Syria jews
The last of Aleppo's Jews have left Syria. Above, women and children walk in a dusty street following an airstrike by government forces on the rebel-held Bustan al-Qasr district in the east of the northern Syrian city, Sept. 20, 2015. Baraa al-Halabi/AFP/Getty Images

The last of Aleppo’s Jews were sneaked out of Syria recently, according to a report published in the Jewish Chronicle last week. The Halabi family had been lying low since war broke out in their country more than four years ago and as thousands in their city were killed or forced to flee. But when American business tycoon Moti Kahana learned through contacts with rebel groups in the area that militants were nearing the Halabis' home, he decided it was time to facilitate their escape.

He organized handlers to burst into their house and order the family into a minibus. At first, the family of eight thought it was soldiers with Syrian President Bashar Assad’s army there to arrest them. But in the bus, a driver told them they would be taken to New York City in hopes of easing their fears, as another handed out fake passports for each of the family members. At a checkpoint operated by the al Qaeda affiliate al-Nusra Front, the driver said they were refugees seeking to reach refugee camps in the country’s north. In total, the journey took 36 hours.

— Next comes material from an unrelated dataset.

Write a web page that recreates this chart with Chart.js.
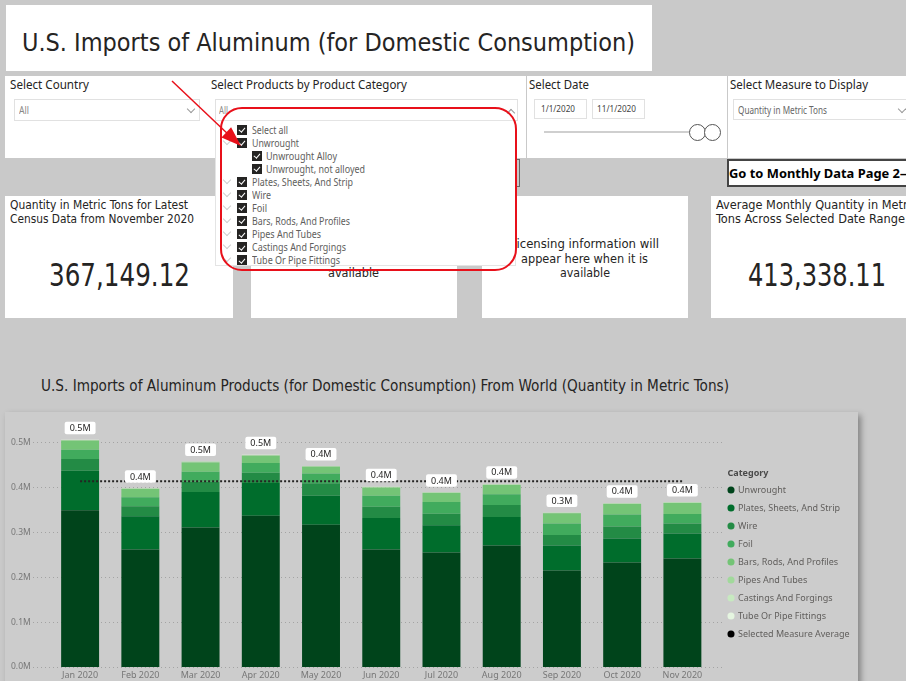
<!DOCTYPE html>
<html>
<head>
<meta charset="utf-8">
<script src="https://cdn.jsdelivr.net/npm/chart.js@4.4.0/dist/chart.umd.min.js"></script>
<style>
html,body{margin:0;padding:0;}
body{width:906px;height:681px;overflow:hidden;background:#c9c9c9;position:relative;font-family:'Segoe UI','Noto Sans',sans-serif;}
.panel{position:absolute;background:#fff;}
.t{position:absolute;white-space:nowrap;line-height:1;transform-origin:0 50%;}
.box{position:absolute;border:1px solid #e1e1e1;background:#fff;box-sizing:border-box;}
.chev{position:absolute;width:5px;height:5px;border-right:1px solid #9a9a9a;border-bottom:1px solid #9a9a9a;transform:rotate(45deg);}
.cb{position:absolute;width:10px;height:10px;background:#252423;z-index:6;}
.cb::after{content:'';position:absolute;left:3.3px;top:1.2px;width:2.5px;height:5px;border-right:1.3px solid #fff;border-bottom:1.3px solid #fff;transform:rotate(40deg);}
</style>
</head>
<body>
<!-- header and slicers -->
<div class="panel" style="left:6px;top:5px;width:646px;height:66px"></div>
<div class="panel" style="left:5px;top:76px;width:521px;height:82px"></div>
<div class="panel" style="left:527px;top:76px;width:200px;height:82px"></div>
<div class="panel" style="left:728px;top:76px;width:200px;height:82px"></div>
<div class="box" style="left:14px;top:99px;width:186px;height:22px"></div>
<div class="chev" style="left:188px;top:106px"></div>
<div class="box" style="left:215px;top:99px;width:303px;height:22px"></div>
<div class="chev" style="left:508px;top:110px;transform:rotate(225deg)"></div>
<div class="box" style="left:534px;top:99px;width:53px;height:20px"></div>
<div class="box" style="left:592px;top:99px;width:53px;height:20px"></div>
<div style="position:absolute;left:544px;top:131px;width:146px;height:2px;background:#cfcfcf"></div>
<div style="position:absolute;left:689px;top:123.5px;width:17px;height:17px;border-radius:50%;border:1.3px solid #555;background:#fff;box-sizing:border-box"></div>
<div style="position:absolute;left:703.5px;top:123.5px;width:17px;height:17px;border-radius:50%;border:1.3px solid #555;background:#fff;box-sizing:border-box"></div>
<div class="box" style="left:733px;top:99px;width:190px;height:21px"></div>
<div class="chev" style="left:899px;top:106px"></div>
<!-- buttons -->
<div style="position:absolute;left:440px;top:159px;width:80px;height:28px;border:1.5px solid #666;box-sizing:border-box;z-index:1"></div>
<div style="position:absolute;left:727px;top:159px;width:200px;height:28px;border:2px solid #444;background:#fff;box-sizing:border-box;z-index:1"></div>
<!-- cards -->
<div class="panel" style="left:5px;top:196px;width:228px;height:122px"></div>
<div class="panel" style="left:251px;top:196px;width:206px;height:122px"></div>
<div class="panel" style="left:482px;top:196px;width:206px;height:122px"></div>
<div class="panel" style="left:711px;top:196px;width:220px;height:122px"></div>
<!-- chart panel -->
<div style="position:absolute;left:5px;top:412px;width:853px;height:290px;background:#cccccc;box-shadow:3px 3px 6px rgba(0,0,0,0.35);z-index:1"></div>
<div style="position:absolute;left:5px;top:412px;width:900px;height:269px;z-index:2"><canvas id="c" width="900" height="269"></canvas></div>
<!-- dropdown overlay -->
<div id="dd" style="position:absolute;left:215px;top:120px;width:301px;height:146px;background:#fff;border:1px solid #e4e4e4;box-sizing:border-box;z-index:5"></div>
<div style="position:absolute;left:220px;top:107px;width:297px;height:164px;border:2.5px solid #e8101a;border-radius:22px;box-sizing:border-box;z-index:8"></div>
<svg style="position:absolute;left:0;top:0;z-index:9" width="906" height="681">
  <line x1="172" y1="81" x2="230" y2="136" stroke="#e8101a" stroke-width="1.5"/>
  <polygon points="241,146 221.5,137.5 231.1,127.3" fill="#e8101a"/>
</svg>

<script>
// ---------------- chart data ----------------
const months = ['Jan 2020','Feb 2020','Mar 2020','Apr 2020','May 2020','Jun 2020','Jul 2020','Aug 2020','Sep 2020','Oct 2020','Nov 2020'];
const categoryNames = ['Unwrought','Plates, Sheets, And Strip','Wire','Foil','Bars, Rods, And Profiles','Pipes And Tubes','Castings And Forgings','Tube Or Pipe Fittings'];
const unwrought         = [348900,261500,310400,337000,317000,261500,254800,270400,214800,232600,241500];
const platesSheetsStrip = [88100,74100,79200,72600,64500,70400,60800,63600,55600,53300,55500];
const wire              = [26000,22200,23000,23000,27400,25100,25900,26700,23600,26700,22300];
const foil              = [20700,20000,22200,21400,22200,24500,25900,23700,25300,26700,21400];
const barsRodsProfiles  = [20000,18500,20800,16400,14800,17800,20000,20800,22900,23700,24500];
const pipesTubes        = [1500,1200,1400,1300,1300,1400,1200,1300,1100,1300,1300];
const castingsForgings  = [500,400,450,450,400,450,400,450,380,420,450];
const tubePipeFittings  = [200,180,190,210,170,190,200,190,160,180,199];
const selectedMeasureAverage = [413338.11,413338.11,413338.11,413338.11,413338.11,413338.11,413338.11,413338.11,413338.11,413338.11,413338.11];
const averageLabel = 'Selected Measure Average';
const yTickValues = [0,100000,200000,300000,400000,500000];

// ---------------- page texts ----------------
const D = "'DejaVu Sans Condensed','Liberation Sans Narrow','Roboto Condensed','Roboto',sans-serif";
const U = "'Segoe UI','Noto Sans','Open Sans',sans-serif";
const texts = [
  ['U.S. Imports of Aluminum (for Domestic Consumption)', 22, 42, 25, 613, D, '#252423', 400, 2],
  ['Select Country', 10, 85, 12, 79, U, '#252423', 400, 2],
  ['Select Products by Product Category', 211, 85, 12, 196, U, '#252423', 400, 2],
  ['Select Date', 529, 85, 12, 60, U, '#252423', 400, 2],
  ['Select Measure to Display', 730, 85, 12, 138, U, '#252423', 400, 2],
  ['All', 19, 110, 10, 10, U, '#8a8886', 400, 2],
  ['All', 219, 110, 10, 9, U, '#8a8886', 400, 2],
  ['1/1/2020', 541, 109, 9.5, 34, U, '#444', 400, 2],
  ['11/1/2020', 597, 109, 9.5, 39, U, '#444', 400, 2],
  ['Quantity in Metric Tons', 738, 110, 10, 89, U, '#666', 400, 2],
  ['Go to Monthly Data Page 2', 729, 173, 13, 171, U, '#000', 700, 3],
  ['\u2014', 900, 173, 13, 8, U, '#000', 700, 3],
  ['Quantity in Metric Tons for Latest', 10, 205, 12.5, 178, D, '#252423', 400, 2],
  ['Census Data from November 2020', 10, 219, 12.5, 184, D, '#252423', 400, 2],
  ['367,149.12', 49, 275, 32, 141, D, '#252423', 400, 2],
  ['Licensing information will', 279, 243, 13, 149, D, '#252423', 400, 2],
  ['appear here when it is', 290, 258, 13, 127, D, '#252423', 400, 2],
  ['available', 328, 272, 13, 51, D, '#252423', 400, 2],
  ['Licensing information will', 510, 243, 13, 149, D, '#252423', 400, 2],
  ['appear here when it is', 521, 258, 13, 127, D, '#252423', 400, 2],
  ['available', 560, 272, 13, 50, D, '#252423', 400, 2],
  ['Average Monthly Quantity in Metric', 716, 205, 12.5, 201, D, '#252423', 400, 2],
  ['Tons Across Selected Date Range', 716, 219, 12.5, 189, D, '#252423', 400, 2],
  ['413,338.11', 748, 275, 32, 138, D, '#252423', 400, 2],
  ['U.S. Imports of Aluminum Products (for Domestic Consumption) From World (Quantity in Metric Tons)', 41, 386, 15, 688, D, '#252423', 400, 2]
];
const ddRows = [
  ['Select all', 0, false, 36], ['Unwrought', 0, true, 47], ['Unwrought Alloy', 1, false, 71],
  ['Unwrought, not alloyed', 1, false, 99], ['Plates, Sheets, And Strip', 0, true, 101],
  ['Wire', 0, true, 19], ['Foil', 0, true, 15], ['Bars, Rods, And Profiles', 0, true, 98],
  ['Pipes And Tubes', 0, true, 69], ['Castings And Forgings', 0, true, 94], ['Tube Or Pipe Fittings', 0, true, 88]
];
ddRows.forEach((r, i) => {
  const cy = 130 + 13.04 * i;
  const cb = document.createElement('div');
  cb.className = 'cb';
  cb.style.left = (r[1] ? 251.5 : 236.5) + 'px';
  cb.style.top = (cy - 5) + 'px';
  document.body.appendChild(cb);
  if (r[2]) {
    const ch = document.createElement('div');
    ch.className = 'chev';
    ch.style.cssText += 'left:224px;top:' + (cy - 5) + 'px;border-color:#cfcfcf;z-index:6';
    document.body.appendChild(ch);
  }
  texts.push([r[0], r[1] ? 266 : 252, cy, 10, r[3], U, '#605e5c', 400, 6]);
});
texts.forEach(t => {
  const s = document.createElement('span');
  s.className = 't';
  s.textContent = t[0];
  s.style.left = t[1] + 'px';
  s.style.top = (t[2] - t[3] / 2) + 'px';
  s.style.fontSize = t[3] + 'px';
  s.style.fontFamily = t[5];
  s.style.color = t[6];
  s.style.fontWeight = t[7];
  s.style.zIndex = t[8];
  document.body.appendChild(s);
  const w = s.getBoundingClientRect().width;
  if (w > 0) s.style.transform = 'scaleX(' + (t[4] / w) + ')';
});

// ---------------- chart ----------------
const colors = ['#00441b','#006d2c','#238b45','#41ab5d','#74c476','#a1d99b','#c7e9c0','#e5f5e0'];
const seriesValues = [unwrought, platesSheetsStrip, wire, foil, barsRodsProfiles, pipesTubes, castingsForgings, tubePipeFittings];
const FONT = "'Segoe UI','Noto Sans',sans-serif";
Chart.defaults.font.family = FONT;

const legendFontSize = 9;
const legendPad = 9;
const legendBox = 5;
const mctx = document.createElement('canvas').getContext('2d');
mctx.font = legendFontSize + 'px ' + FONT;
const labelW = Math.max(...categoryNames.concat([averageLabel]).map(s => mctx.measureText(s).width));
const legendLeft = 714.5;
const legendWidth = legendPad + legendBox + legendFontSize / 2 + labelW + 10;
const padRight = Math.max(0, 900 - legendLeft - legendWidth);

const datasets = seriesValues.map((vals, i) => ({
  type: 'bar',
  label: categoryNames[i],
  data: vals,
  backgroundColor: colors[i],
  borderWidth: 0,
  stack: 'products',
  categoryPercentage: 1,
  barPercentage: 0.63,
  order: 0
}));
datasets.push({
  type: 'line',
  label: averageLabel,
  data: selectedMeasureAverage,
  borderColor: '#252423',
  backgroundColor: '#000',
  borderWidth: 2,
  borderDash: [2, 2],
  pointRadius: 0,
  fill: false,
  stack: 'avg',
  order: -1
});

const dottedGrid = {
  id: 'dottedGrid',
  beforeDatasetsDraw(chart) {
    const {ctx, chartArea, scales: {y}} = chart;
    ctx.save();
    ctx.strokeStyle = '#a3a3a3';
    ctx.lineWidth = 1;
    ctx.setLineDash([1, 3]);
    y.ticks.forEach(t => {
      const py = Math.round(y.getPixelForValue(t.value)) + 0.5;
      ctx.beginPath();
      ctx.moveTo(chartArea.left - 17, py);
      ctx.lineTo(chartArea.right + 12, py);
      ctx.stroke();
    });
    ctx.restore();
  }
};
const totalLabels = {
  id: 'totalLabels',
  afterDatasetsDraw(chart) {
    const {ctx} = chart;
    const n = seriesValues.length;
    const topMeta = chart.getDatasetMeta(n - 1);
    ctx.save();
    ctx.font = '9px ' + FONT;
    ctx.textAlign = 'center';
    ctx.textBaseline = 'middle';
    months.forEach((m, i) => {
      let total = 0;
      seriesValues.forEach(s => total += s[i]);
      const el = topMeta.data[i];
      const txt = (total / 1e6).toFixed(1) + 'M';
      const w = ctx.measureText(txt).width + 10;
      const h = 12.5;
      const bx = el.x - w / 2, by = el.y - 5.5 - h;
      ctx.fillStyle = '#ffffff';
      ctx.beginPath();
      ctx.roundRect(bx, by, w, h, 2);
      ctx.fill();
      ctx.fillStyle = '#252423';
      ctx.fillText(txt, el.x, by + h / 2 + 0.5);
    });
    ctx.restore();
  }
};
const legendTitle = {
  id: 'legendTitle',
  afterDraw(chart) {
    const lg = chart.legend;
    if (!lg || !lg.legendHitBoxes || !lg.legendHitBoxes.length) return;
    const hb = lg.legendHitBoxes[0];
    const ctx = chart.ctx;
    ctx.save();
    ctx.font = 'bold 9px ' + FONT;
    ctx.fillStyle = '#4a4a4a';
    ctx.textBaseline = 'middle';
    ctx.textAlign = 'left';
    ctx.fillText('Category', hb.left - 1, hb.top + legendFontSize / 2 - 17);
    ctx.restore();
  }
};

new Chart(document.getElementById('c'), {
  data: {labels: months, datasets},
  options: {
    responsive: false,
    animation: false,
    events: [],
    layout: {padding: {left: 6, top: 8, bottom: 0, right: padRight}},
    scales: {
      x: {
        type: 'category',
        stacked: true,
        grid: {display: false, drawTicks: false},
        border: {display: false},
        ticks: {font: {size: 9}, color: '#777', padding: 3, autoSkip: false, maxRotation: 0},
        afterFit(s) { s.height = 14; }
      },
      y: {
        type: 'linear',
        stacked: true,
        min: 0,
        max: 550000,
        grid: {display: false, drawTicks: false},
        border: {display: false},
        ticks: {font: {size: 8.5}, color: '#777', padding: 0, crossAlign: 'far', callback: v => (v / 1e6).toFixed(1) + 'M'},
        afterBuildTicks(s) { s.ticks = yTickValues.map(v => ({value: v})); },
        afterFit(s) { s.width = 39; }
      },
      yGap: {
        type: 'linear',
        position: 'right',
        display: true,
        grid: {display: false, drawTicks: false},
        border: {display: false},
        ticks: {display: false, padding: 0},
        afterFit(s) { s.width = 7; }
      }
    },
    plugins: {
      tooltip: {enabled: false},
      legend: {
        position: 'right',
        align: 'center',
        title: {display: true, text: 'Category', color: 'rgba(0,0,0,0)', font: {size: 9, weight: 'bold'}, padding: {top: 0, bottom: 12.2}},
        labels: {
          usePointStyle: true,
          pointStyle: 'circle',
          boxWidth: legendBox,
          boxHeight: legendBox,
          padding: legendPad,
          color: '#605e5c',
          font: {size: legendFontSize},
          generateLabels(chart) {
            const items = Chart.defaults.plugins.legend.labels.generateLabels(chart);
            return items.map(it => Object.assign(it, {lineWidth: 0, strokeStyle: it.fillStyle, lineDash: []}))
                        .sort((a, b) => a.datasetIndex - b.datasetIndex);
          }
        }
      }
    }
  },
  plugins: [dottedGrid, totalLabels, legendTitle]
});
</script>
</body>
</html>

“I got the last Jewish woman out of Aleppo. I feel very emotional when I think about it. It makes my hairs stand on end,” Kahana said.

Aleppo Strike
Aleppo has been the site of intense fighting in recent years. Above, smoke billows following a reported airstrike by government forces in the northern Syrian city on Nov. 7, 2015. Karam al-Masri/AFP/Getty Images

Syria's Jewish community dates back millennia. Although the community had a rich culture in the country, their comfortable status was upended in the lead-up to the establishment of Israel. In 1948, when Israel was established, there were 40,000 Jews in the country. But just several thousand remained as of 1967. Jewish communities once existed around the Middle East, but in recent decades, most of the Arab world's Jews have traveled to Israel or Western countries. A few small pockets of Arab Jews remain around the Middle East, including a fading Syrian Jewish community in southern Turkey. The largest Jewish populations in the Middle East outside of Israel are in Turkey and Iran.

But events did not go as Kahana had planned. When it was learned one of the women, Gilda, in her 50s, had converted to Islam when she married a Muslim man, the Jewish Agency said it could not help resettle them in Israel. The Jewish Agency helps facilitate immigration and settlement for Jews to Israel. Neither Gilda nor her husband was eligible by Israeli law to immigrate to Israel under the country's law of return, while at least one couple made it to Israel, and now live in Ashkelon.

“The lease on the house I was renting for them expired,” Kahana said “They had no money, no food, they had nothing in Turkey."

“I told the Jewish Agency: ‘You can go f--- yourself,” he said.

The couple and their children, with no work or connections in Istanbul, decided to return home to Syria.